---------- DATASET ENTRIES ----------

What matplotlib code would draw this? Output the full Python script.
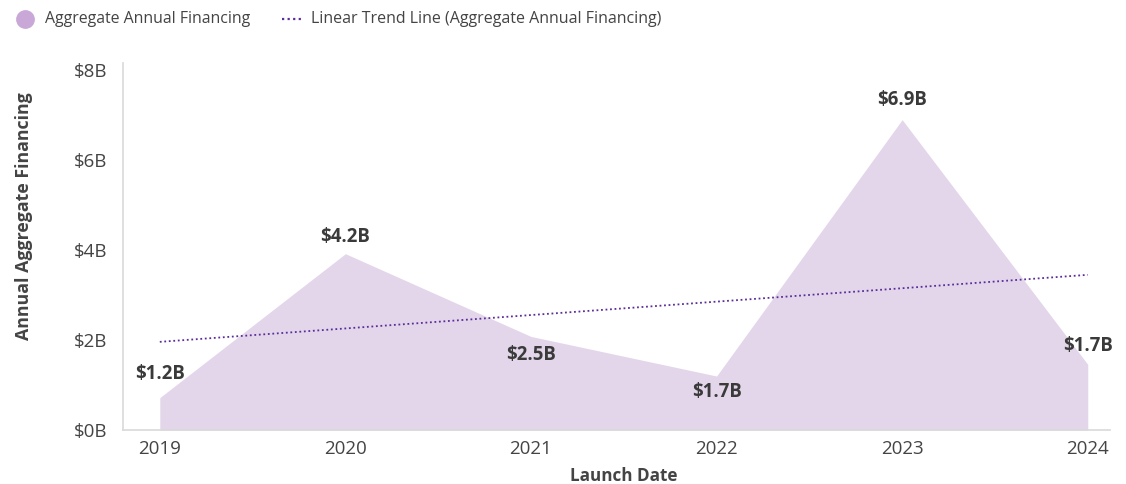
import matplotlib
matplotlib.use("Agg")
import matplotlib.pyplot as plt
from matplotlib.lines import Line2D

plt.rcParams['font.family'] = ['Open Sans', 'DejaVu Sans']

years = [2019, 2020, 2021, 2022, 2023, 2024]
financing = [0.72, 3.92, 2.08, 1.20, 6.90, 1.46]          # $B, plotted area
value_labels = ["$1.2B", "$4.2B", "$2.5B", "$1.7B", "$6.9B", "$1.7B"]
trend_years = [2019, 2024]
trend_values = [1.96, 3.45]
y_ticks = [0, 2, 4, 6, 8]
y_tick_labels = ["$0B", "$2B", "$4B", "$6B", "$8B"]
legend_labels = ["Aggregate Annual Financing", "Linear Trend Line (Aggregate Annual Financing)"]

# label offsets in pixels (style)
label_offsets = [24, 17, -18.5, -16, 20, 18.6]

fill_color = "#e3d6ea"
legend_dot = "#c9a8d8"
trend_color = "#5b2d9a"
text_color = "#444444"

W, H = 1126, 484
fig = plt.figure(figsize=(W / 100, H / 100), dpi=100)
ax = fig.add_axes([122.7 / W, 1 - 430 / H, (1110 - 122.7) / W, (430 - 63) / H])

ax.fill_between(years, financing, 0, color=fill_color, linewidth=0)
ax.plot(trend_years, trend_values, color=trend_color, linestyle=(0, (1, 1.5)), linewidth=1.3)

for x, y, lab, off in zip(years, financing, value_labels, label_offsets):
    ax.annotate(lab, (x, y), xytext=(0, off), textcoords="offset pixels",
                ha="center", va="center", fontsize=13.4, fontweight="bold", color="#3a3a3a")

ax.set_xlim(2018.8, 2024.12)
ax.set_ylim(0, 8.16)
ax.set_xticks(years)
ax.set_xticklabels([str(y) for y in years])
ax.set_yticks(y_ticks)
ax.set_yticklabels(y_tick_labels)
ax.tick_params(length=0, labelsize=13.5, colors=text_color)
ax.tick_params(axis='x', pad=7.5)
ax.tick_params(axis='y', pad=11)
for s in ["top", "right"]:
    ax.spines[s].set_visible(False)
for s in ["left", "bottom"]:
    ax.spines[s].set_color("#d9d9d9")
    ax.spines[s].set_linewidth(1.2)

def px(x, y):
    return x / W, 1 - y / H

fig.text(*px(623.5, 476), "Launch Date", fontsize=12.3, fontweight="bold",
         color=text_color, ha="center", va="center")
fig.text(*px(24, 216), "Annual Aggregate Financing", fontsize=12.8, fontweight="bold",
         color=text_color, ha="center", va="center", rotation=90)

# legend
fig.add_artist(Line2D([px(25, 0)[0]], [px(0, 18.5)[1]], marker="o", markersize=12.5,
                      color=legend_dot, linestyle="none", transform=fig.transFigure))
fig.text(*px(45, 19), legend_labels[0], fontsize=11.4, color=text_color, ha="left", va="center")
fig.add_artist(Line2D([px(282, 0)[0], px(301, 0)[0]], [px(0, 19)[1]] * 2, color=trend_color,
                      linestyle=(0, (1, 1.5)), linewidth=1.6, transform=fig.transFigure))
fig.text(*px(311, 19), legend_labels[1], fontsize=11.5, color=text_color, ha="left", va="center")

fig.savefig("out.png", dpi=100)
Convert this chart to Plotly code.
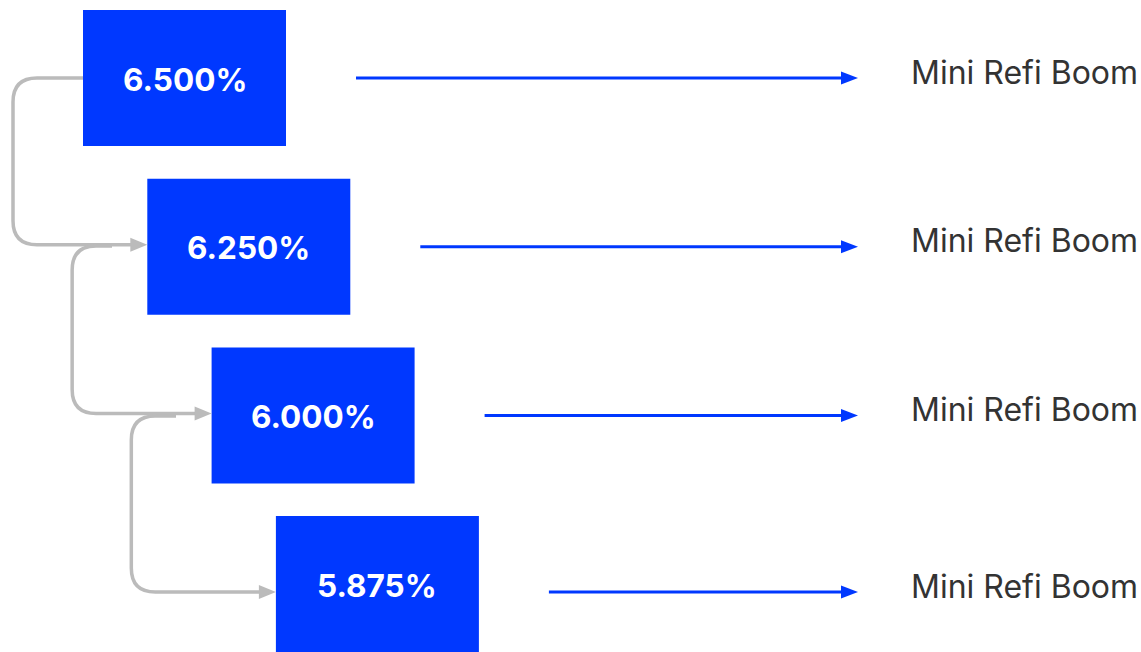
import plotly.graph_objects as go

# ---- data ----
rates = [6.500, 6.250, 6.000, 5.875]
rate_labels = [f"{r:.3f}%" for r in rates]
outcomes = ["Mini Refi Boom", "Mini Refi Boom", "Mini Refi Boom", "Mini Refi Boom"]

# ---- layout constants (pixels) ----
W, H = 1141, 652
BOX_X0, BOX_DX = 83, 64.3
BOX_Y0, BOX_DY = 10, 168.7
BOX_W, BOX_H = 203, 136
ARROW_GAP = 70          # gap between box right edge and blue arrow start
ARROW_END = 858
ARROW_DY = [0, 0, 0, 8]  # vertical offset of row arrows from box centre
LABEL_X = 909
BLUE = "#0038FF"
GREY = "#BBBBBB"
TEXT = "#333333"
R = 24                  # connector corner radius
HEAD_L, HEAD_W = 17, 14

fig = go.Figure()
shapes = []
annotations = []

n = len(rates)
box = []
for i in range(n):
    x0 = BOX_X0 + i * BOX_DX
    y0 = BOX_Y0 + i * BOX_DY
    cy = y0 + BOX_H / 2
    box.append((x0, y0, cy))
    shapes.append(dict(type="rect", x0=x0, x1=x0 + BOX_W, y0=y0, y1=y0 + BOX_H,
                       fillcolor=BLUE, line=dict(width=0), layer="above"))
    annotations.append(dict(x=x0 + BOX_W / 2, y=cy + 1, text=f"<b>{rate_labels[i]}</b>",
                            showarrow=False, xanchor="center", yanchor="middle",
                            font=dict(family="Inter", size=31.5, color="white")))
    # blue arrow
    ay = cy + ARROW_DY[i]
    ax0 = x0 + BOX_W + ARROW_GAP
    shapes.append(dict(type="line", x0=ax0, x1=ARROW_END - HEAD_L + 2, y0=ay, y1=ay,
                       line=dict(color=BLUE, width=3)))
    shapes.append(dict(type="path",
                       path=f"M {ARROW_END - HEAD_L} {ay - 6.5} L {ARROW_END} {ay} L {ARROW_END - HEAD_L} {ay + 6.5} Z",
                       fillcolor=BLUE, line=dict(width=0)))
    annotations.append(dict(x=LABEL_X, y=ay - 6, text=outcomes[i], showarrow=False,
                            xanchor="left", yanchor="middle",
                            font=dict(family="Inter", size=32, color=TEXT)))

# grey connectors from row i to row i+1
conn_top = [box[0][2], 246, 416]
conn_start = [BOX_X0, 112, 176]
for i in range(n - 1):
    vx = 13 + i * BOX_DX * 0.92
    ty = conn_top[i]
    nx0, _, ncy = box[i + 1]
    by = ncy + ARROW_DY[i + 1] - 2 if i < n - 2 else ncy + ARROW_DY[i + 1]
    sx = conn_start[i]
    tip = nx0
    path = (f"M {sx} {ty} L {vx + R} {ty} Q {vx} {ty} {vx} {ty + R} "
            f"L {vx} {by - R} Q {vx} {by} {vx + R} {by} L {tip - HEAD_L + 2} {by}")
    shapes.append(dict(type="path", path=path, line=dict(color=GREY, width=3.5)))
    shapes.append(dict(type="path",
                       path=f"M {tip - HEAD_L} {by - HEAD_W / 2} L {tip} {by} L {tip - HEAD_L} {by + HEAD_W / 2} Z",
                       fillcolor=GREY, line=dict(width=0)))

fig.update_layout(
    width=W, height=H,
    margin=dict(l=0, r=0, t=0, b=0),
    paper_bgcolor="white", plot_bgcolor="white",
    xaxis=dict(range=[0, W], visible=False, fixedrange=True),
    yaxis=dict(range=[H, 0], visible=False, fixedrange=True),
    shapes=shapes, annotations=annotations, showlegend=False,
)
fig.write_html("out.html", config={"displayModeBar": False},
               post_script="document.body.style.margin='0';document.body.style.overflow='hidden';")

----------

* _WHAT YOU HAVE TO DO_
Would you mind returning each entry above word for word, skipping the images?

* _WRITTEN REPLY_
What matplotlib code would draw this? Output the full Python script.
import matplotlib
matplotlib.use("Agg")
import matplotlib.pyplot as plt
from matplotlib.lines import Line2D

plt.rcParams['font.family'] = ['Open Sans', 'DejaVu Sans']

years = [2019, 2020, 2021, 2022, 2023, 2024]
financing = [0.72, 3.92, 2.08, 1.20, 6.90, 1.46]          # $B, plotted area
value_labels = ["$1.2B", "$4.2B", "$2.5B", "$1.7B", "$6.9B", "$1.7B"]
trend_years = [2019, 2024]
trend_values = [1.96, 3.45]
y_ticks = [0, 2, 4, 6, 8]
y_tick_labels = ["$0B", "$2B", "$4B", "$6B", "$8B"]
legend_labels = ["Aggregate Annual Financing", "Linear Trend Line (Aggregate Annual Financing)"]

# label offsets in pixels (style)
label_offsets = [24, 17, -18.5, -16, 20, 18.6]

fill_color = "#e3d6ea"
legend_dot = "#c9a8d8"
trend_color = "#5b2d9a"
text_color = "#444444"

W, H = 1126, 484
fig = plt.figure(figsize=(W / 100, H / 100), dpi=100)
ax = fig.add_axes([122.7 / W, 1 - 430 / H, (1110 - 122.7) / W, (430 - 63) / H])

ax.fill_between(years, financing, 0, color=fill_color, linewidth=0)
ax.plot(trend_years, trend_values, color=trend_color, linestyle=(0, (1, 1.5)), linewidth=1.3)

for x, y, lab, off in zip(years, financing, value_labels, label_offsets):
    ax.annotate(lab, (x, y), xytext=(0, off), textcoords="offset pixels",
                ha="center", va="center", fontsize=13.4, fontweight="bold", color="#3a3a3a")

ax.set_xlim(2018.8, 2024.12)
ax.set_ylim(0, 8.16)
ax.set_xticks(years)
ax.set_xticklabels([str(y) for y in years])
ax.set_yticks(y_ticks)
ax.set_yticklabels(y_tick_labels)
ax.tick_params(length=0, labelsize=13.5, colors=text_color)
ax.tick_params(axis='x', pad=7.5)
ax.tick_params(axis='y', pad=11)
for s in ["top", "right"]:
    ax.spines[s].set_visible(False)
for s in ["left", "bottom"]:
    ax.spines[s].set_color("#d9d9d9")
    ax.spines[s].set_linewidth(1.2)

def px(x, y):
    return x / W, 1 - y / H

fig.text(*px(623.5, 476), "Launch Date", fontsize=12.3, fontweight="bold",
         color=text_color, ha="center", va="center")
fig.text(*px(24, 216), "Annual Aggregate Financing", fontsize=12.8, fontweight="bold",
         color=text_color, ha="center", va="center", rotation=90)

# legend
fig.add_artist(Line2D([px(25, 0)[0]], [px(0, 18.5)[1]], marker="o", markersize=12.5,
                      color=legend_dot, linestyle="none", transform=fig.transFigure))
fig.text(*px(45, 19), legend_labels[0], fontsize=11.4, color=text_color, ha="left", va="center")
fig.add_artist(Line2D([px(282, 0)[0], px(301, 0)[0]], [px(0, 19)[1]] * 2, color=trend_color,
                      linestyle=(0, (1, 1.5)), linewidth=1.6, transform=fig.transFigure))
fig.text(*px(311, 19), legend_labels[1], fontsize=11.5, color=text_color, ha="left", va="center")

fig.savefig("out.png", dpi=100)
Convert this chart to Plotly code.
import plotly.graph_objects as go

# ---- data ----
rates = [6.500, 6.250, 6.000, 5.875]
rate_labels = [f"{r:.3f}%" for r in rates]
outcomes = ["Mini Refi Boom", "Mini Refi Boom", "Mini Refi Boom", "Mini Refi Boom"]

# ---- layout constants (pixels) ----
W, H = 1141, 652
BOX_X0, BOX_DX = 83, 64.3
BOX_Y0, BOX_DY = 10, 168.7
BOX_W, BOX_H = 203, 136
ARROW_GAP = 70          # gap between box right edge and blue arrow start
ARROW_END = 858
ARROW_DY = [0, 0, 0, 8]  # vertical offset of row arrows from box centre
LABEL_X = 909
BLUE = "#0038FF"
GREY = "#BBBBBB"
TEXT = "#333333"
R = 24                  # connector corner radius
HEAD_L, HEAD_W = 17, 14

fig = go.Figure()
shapes = []
annotations = []

n = len(rates)
box = []
for i in range(n):
    x0 = BOX_X0 + i * BOX_DX
    y0 = BOX_Y0 + i * BOX_DY
    cy = y0 + BOX_H / 2
    box.append((x0, y0, cy))
    shapes.append(dict(type="rect", x0=x0, x1=x0 + BOX_W, y0=y0, y1=y0 + BOX_H,
                       fillcolor=BLUE, line=dict(width=0), layer="above"))
    annotations.append(dict(x=x0 + BOX_W / 2, y=cy + 1, text=f"<b>{rate_labels[i]}</b>",
                            showarrow=False, xanchor="center", yanchor="middle",
                            font=dict(family="Inter", size=31.5, color="white")))
    # blue arrow
    ay = cy + ARROW_DY[i]
    ax0 = x0 + BOX_W + ARROW_GAP
    shapes.append(dict(type="line", x0=ax0, x1=ARROW_END - HEAD_L + 2, y0=ay, y1=ay,
                       line=dict(color=BLUE, width=3)))
    shapes.append(dict(type="path",
                       path=f"M {ARROW_END - HEAD_L} {ay - 6.5} L {ARROW_END} {ay} L {ARROW_END - HEAD_L} {ay + 6.5} Z",
                       fillcolor=BLUE, line=dict(width=0)))
    annotations.append(dict(x=LABEL_X, y=ay - 6, text=outcomes[i], showarrow=False,
                            xanchor="left", yanchor="middle",
                            font=dict(family="Inter", size=32, color=TEXT)))

# grey connectors from row i to row i+1
conn_top = [box[0][2], 246, 416]
conn_start = [BOX_X0, 112, 176]
for i in range(n - 1):
    vx = 13 + i * BOX_DX * 0.92
    ty = conn_top[i]
    nx0, _, ncy = box[i + 1]
    by = ncy + ARROW_DY[i + 1] - 2 if i < n - 2 else ncy + ARROW_DY[i + 1]
    sx = conn_start[i]
    tip = nx0
    path = (f"M {sx} {ty} L {vx + R} {ty} Q {vx} {ty} {vx} {ty + R} "
            f"L {vx} {by - R} Q {vx} {by} {vx + R} {by} L {tip - HEAD_L + 2} {by}")
    shapes.append(dict(type="path", path=path, line=dict(color=GREY, width=3.5)))
    shapes.append(dict(type="path",
                       path=f"M {tip - HEAD_L} {by - HEAD_W / 2} L {tip} {by} L {tip - HEAD_L} {by + HEAD_W / 2} Z",
                       fillcolor=GREY, line=dict(width=0)))

fig.update_layout(
    width=W, height=H,
    margin=dict(l=0, r=0, t=0, b=0),
    paper_bgcolor="white", plot_bgcolor="white",
    xaxis=dict(range=[0, W], visible=False, fixedrange=True),
    yaxis=dict(range=[H, 0], visible=False, fixedrange=True),
    shapes=shapes, annotations=annotations, showlegend=False,
)
fig.write_html("out.html", config={"displayModeBar": False},
               post_script="document.body.style.margin='0';document.body.style.overflow='hidden';")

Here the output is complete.